### [Objective]
Repeat the data below exactly, dropping any pictures it holds.
★ ★ ★ ★
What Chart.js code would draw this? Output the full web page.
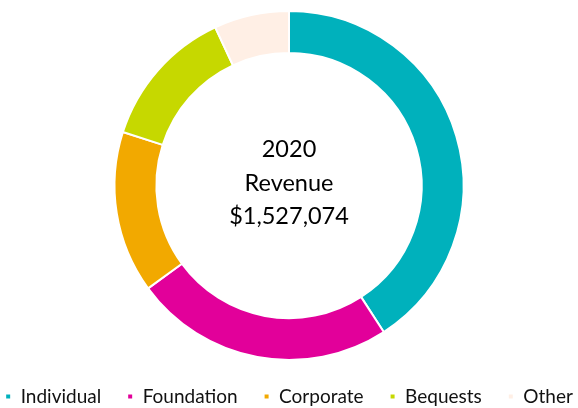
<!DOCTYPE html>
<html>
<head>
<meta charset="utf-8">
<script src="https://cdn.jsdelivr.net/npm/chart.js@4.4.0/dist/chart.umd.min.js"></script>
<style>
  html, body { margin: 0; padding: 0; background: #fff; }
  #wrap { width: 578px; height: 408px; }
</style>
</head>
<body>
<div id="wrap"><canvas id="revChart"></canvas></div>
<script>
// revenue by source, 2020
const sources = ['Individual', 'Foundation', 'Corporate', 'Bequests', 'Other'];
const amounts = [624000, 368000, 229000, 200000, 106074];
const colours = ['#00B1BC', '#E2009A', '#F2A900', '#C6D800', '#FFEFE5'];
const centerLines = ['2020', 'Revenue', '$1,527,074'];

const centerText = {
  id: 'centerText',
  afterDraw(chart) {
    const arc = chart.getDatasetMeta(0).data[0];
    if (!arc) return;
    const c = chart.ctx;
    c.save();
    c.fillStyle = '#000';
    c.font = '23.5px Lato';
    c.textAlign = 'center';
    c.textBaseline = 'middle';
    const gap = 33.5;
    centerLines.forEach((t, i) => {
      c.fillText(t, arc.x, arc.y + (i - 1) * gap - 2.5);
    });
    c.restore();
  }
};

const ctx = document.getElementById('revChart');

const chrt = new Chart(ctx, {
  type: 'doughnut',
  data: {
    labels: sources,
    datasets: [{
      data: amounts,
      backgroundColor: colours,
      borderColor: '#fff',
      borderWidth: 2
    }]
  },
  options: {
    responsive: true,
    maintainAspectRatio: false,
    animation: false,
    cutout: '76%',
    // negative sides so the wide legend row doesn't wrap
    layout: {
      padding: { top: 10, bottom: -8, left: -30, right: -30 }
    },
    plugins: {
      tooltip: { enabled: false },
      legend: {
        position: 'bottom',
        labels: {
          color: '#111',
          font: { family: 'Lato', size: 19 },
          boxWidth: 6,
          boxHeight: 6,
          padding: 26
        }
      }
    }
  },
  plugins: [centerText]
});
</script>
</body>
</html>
★ ★ ★ ★
### [Expected output]
What Chart.js code would draw this? Output the full web page.
<!DOCTYPE html>
<html>
<head>
<meta charset="utf-8">
<script src="https://cdn.jsdelivr.net/npm/chart.js@4.4.0/dist/chart.umd.min.js"></script>
<style>
  html, body { margin: 0; padding: 0; background: #fff; }
  #wrap { width: 578px; height: 408px; }
</style>
</head>
<body>
<div id="wrap"><canvas id="revChart"></canvas></div>
<script>
// revenue by source, 2020
const sources = ['Individual', 'Foundation', 'Corporate', 'Bequests', 'Other'];
const amounts = [624000, 368000, 229000, 200000, 106074];
const colours = ['#00B1BC', '#E2009A', '#F2A900', '#C6D800', '#FFEFE5'];
const centerLines = ['2020', 'Revenue', '$1,527,074'];

const centerText = {
  id: 'centerText',
  afterDraw(chart) {
    const arc = chart.getDatasetMeta(0).data[0];
    if (!arc) return;
    const c = chart.ctx;
    c.save();
    c.fillStyle = '#000';
    c.font = '23.5px Lato';
    c.textAlign = 'center';
    c.textBaseline = 'middle';
    const gap = 33.5;
    centerLines.forEach((t, i) => {
      c.fillText(t, arc.x, arc.y + (i - 1) * gap - 2.5);
    });
    c.restore();
  }
};

const ctx = document.getElementById('revChart');

const chrt = new Chart(ctx, {
  type: 'doughnut',
  data: {
    labels: sources,
    datasets: [{
      data: amounts,
      backgroundColor: colours,
      borderColor: '#fff',
      borderWidth: 2
    }]
  },
  options: {
    responsive: true,
    maintainAspectRatio: false,
    animation: false,
    cutout: '76%',
    // negative sides so the wide legend row doesn't wrap
    layout: {
      padding: { top: 10, bottom: -8, left: -30, right: -30 }
    },
    plugins: {
      tooltip: { enabled: false },
      legend: {
        position: 'bottom',
        labels: {
          color: '#111',
          font: { family: 'Lato', size: 19 },
          boxWidth: 6,
          boxHeight: 6,
          padding: 26
        }
      }
    }
  },
  plugins: [centerText]
});
</script>
</body>
</html>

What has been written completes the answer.